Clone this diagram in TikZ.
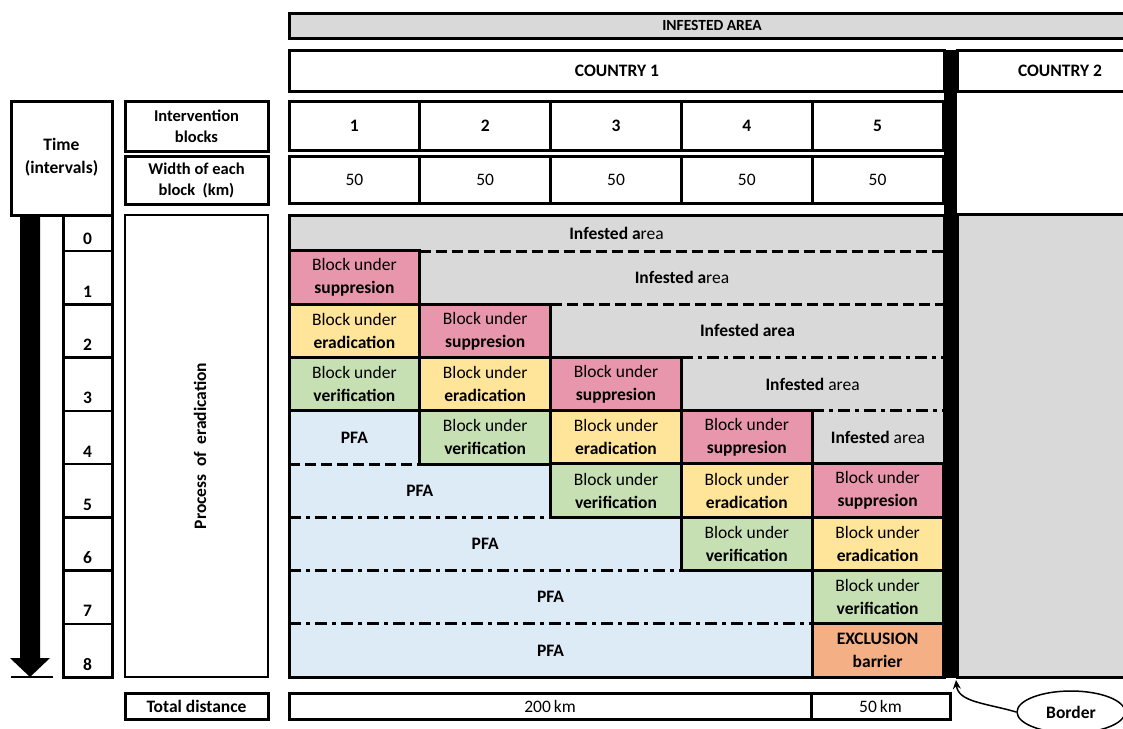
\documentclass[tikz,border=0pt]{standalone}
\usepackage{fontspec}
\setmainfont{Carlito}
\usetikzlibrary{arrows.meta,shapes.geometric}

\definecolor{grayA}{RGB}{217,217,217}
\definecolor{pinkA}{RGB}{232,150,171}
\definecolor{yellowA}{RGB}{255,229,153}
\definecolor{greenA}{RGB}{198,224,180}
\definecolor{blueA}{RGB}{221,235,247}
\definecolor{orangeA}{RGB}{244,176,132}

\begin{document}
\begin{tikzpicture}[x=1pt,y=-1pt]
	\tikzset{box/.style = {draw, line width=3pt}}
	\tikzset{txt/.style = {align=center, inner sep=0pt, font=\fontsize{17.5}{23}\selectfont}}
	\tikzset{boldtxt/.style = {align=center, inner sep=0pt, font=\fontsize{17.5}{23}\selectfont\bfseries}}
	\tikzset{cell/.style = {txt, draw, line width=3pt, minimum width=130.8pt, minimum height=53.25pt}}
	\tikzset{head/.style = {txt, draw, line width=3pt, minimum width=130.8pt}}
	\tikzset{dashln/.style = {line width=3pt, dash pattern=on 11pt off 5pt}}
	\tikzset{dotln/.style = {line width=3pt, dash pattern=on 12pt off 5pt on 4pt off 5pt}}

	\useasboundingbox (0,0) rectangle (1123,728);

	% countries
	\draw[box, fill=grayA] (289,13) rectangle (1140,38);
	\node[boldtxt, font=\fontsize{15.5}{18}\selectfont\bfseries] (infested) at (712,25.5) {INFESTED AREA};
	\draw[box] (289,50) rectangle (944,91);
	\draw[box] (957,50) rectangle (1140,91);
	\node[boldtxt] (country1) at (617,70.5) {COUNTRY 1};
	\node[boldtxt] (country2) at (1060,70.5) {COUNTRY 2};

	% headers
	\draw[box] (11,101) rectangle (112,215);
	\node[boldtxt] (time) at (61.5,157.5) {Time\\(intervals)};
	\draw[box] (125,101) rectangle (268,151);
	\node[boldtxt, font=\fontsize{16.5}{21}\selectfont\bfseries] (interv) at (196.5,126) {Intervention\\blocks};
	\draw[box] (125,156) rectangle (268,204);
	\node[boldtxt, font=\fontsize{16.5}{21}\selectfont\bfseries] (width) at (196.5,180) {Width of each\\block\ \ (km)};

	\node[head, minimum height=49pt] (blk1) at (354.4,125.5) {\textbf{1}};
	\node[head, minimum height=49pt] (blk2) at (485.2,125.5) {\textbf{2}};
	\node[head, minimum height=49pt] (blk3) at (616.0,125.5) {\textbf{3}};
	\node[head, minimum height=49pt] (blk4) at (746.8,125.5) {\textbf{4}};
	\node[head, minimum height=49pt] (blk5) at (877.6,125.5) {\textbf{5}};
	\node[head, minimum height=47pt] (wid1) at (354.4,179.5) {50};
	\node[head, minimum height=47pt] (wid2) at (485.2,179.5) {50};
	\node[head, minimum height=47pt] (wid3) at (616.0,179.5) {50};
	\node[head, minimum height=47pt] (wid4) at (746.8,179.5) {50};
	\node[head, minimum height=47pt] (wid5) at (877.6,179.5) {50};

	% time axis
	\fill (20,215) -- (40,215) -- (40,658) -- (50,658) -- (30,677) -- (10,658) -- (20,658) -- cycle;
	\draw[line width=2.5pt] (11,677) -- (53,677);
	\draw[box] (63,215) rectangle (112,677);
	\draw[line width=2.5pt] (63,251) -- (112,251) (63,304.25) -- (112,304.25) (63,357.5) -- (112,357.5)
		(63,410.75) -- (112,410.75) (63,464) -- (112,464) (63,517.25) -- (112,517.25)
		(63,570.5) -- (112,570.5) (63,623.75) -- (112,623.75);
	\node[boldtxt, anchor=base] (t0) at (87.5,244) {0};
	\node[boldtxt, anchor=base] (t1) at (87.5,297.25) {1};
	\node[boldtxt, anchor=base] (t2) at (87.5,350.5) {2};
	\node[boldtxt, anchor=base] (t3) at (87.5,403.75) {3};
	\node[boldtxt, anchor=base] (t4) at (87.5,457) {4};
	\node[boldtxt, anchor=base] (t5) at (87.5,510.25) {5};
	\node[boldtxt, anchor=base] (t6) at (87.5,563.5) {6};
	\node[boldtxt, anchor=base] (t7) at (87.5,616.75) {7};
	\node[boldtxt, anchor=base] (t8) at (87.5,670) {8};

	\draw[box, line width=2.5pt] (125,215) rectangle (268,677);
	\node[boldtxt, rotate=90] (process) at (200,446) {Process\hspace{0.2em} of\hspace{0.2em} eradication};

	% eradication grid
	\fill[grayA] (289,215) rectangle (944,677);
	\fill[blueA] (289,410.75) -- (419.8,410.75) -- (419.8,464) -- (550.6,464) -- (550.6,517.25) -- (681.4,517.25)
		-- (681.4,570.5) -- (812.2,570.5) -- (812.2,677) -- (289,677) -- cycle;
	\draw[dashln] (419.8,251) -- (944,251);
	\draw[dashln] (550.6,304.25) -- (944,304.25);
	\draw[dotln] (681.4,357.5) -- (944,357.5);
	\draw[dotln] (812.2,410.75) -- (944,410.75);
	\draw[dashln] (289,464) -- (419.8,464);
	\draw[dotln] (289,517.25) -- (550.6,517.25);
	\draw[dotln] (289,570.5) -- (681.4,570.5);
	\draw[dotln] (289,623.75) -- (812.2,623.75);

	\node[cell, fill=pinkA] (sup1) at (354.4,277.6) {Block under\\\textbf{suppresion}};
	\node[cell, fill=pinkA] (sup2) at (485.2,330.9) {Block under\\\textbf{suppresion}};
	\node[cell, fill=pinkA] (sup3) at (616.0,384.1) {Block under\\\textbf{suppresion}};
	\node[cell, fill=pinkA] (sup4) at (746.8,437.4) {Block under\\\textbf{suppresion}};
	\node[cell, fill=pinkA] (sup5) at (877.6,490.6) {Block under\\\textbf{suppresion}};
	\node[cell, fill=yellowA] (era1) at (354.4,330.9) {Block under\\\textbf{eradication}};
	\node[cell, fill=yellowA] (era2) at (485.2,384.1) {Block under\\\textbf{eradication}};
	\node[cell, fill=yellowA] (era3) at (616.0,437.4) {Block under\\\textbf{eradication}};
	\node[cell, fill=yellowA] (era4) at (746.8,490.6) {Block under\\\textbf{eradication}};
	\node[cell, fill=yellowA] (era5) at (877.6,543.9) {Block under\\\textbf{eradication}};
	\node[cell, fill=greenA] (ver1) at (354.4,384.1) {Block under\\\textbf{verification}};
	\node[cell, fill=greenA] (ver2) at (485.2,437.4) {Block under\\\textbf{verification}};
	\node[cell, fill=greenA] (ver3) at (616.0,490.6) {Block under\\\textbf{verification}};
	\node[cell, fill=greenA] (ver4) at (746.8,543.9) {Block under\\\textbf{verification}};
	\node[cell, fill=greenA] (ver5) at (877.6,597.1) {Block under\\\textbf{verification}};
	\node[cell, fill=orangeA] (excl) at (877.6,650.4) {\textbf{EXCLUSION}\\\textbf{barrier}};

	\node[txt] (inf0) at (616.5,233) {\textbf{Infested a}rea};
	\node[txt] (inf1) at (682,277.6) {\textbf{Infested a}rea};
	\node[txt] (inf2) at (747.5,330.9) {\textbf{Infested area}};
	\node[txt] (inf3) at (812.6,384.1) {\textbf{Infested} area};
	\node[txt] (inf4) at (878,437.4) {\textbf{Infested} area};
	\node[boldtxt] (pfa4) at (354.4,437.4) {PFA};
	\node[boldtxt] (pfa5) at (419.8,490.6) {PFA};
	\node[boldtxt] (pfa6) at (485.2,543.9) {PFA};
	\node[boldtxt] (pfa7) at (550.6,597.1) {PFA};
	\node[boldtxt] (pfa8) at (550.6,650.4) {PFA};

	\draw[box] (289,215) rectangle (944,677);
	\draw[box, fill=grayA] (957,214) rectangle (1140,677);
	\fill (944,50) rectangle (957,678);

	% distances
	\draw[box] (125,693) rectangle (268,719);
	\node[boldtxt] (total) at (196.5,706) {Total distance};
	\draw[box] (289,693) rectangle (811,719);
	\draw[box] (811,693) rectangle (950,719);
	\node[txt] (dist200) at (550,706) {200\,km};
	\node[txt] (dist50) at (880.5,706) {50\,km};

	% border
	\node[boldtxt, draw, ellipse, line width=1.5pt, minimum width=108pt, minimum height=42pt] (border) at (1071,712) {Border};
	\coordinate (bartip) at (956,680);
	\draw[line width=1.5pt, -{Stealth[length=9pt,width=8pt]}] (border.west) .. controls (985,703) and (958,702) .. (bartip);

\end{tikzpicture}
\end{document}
* * * * * * *
Give again, word for word, every line from the top of the data through the line with "(country2) at (1060,70.5)", both ends included, and exclude the pictures.

Clone this diagram in TikZ.
\documentclass[tikz,border=0pt]{standalone}
\usepackage{fontspec}
\setmainfont{Carlito}
\usetikzlibrary{arrows.meta,shapes.geometric}

\definecolor{grayA}{RGB}{217,217,217}
\definecolor{pinkA}{RGB}{232,150,171}
\definecolor{yellowA}{RGB}{255,229,153}
\definecolor{greenA}{RGB}{198,224,180}
\definecolor{blueA}{RGB}{221,235,247}
\definecolor{orangeA}{RGB}{244,176,132}

\begin{document}
\begin{tikzpicture}[x=1pt,y=-1pt]
	\tikzset{box/.style = {draw, line width=3pt}}
	\tikzset{txt/.style = {align=center, inner sep=0pt, font=\fontsize{17.5}{23}\selectfont}}
	\tikzset{boldtxt/.style = {align=center, inner sep=0pt, font=\fontsize{17.5}{23}\selectfont\bfseries}}
	\tikzset{cell/.style = {txt, draw, line width=3pt, minimum width=130.8pt, minimum height=53.25pt}}
	\tikzset{head/.style = {txt, draw, line width=3pt, minimum width=130.8pt}}
	\tikzset{dashln/.style = {line width=3pt, dash pattern=on 11pt off 5pt}}
	\tikzset{dotln/.style = {line width=3pt, dash pattern=on 12pt off 5pt on 4pt off 5pt}}

	\useasboundingbox (0,0) rectangle (1123,728);

	% countries
	\draw[box, fill=grayA] (289,13) rectangle (1140,38);
	\node[boldtxt, font=\fontsize{15.5}{18}\selectfont\bfseries] (infested) at (712,25.5) {INFESTED AREA};
	\draw[box] (289,50) rectangle (944,91);
	\draw[box] (957,50) rectangle (1140,91);
	\node[boldtxt] (country1) at (617,70.5) {COUNTRY 1};
	\node[boldtxt] (country2) at (1060,70.5) {COUNTRY 2};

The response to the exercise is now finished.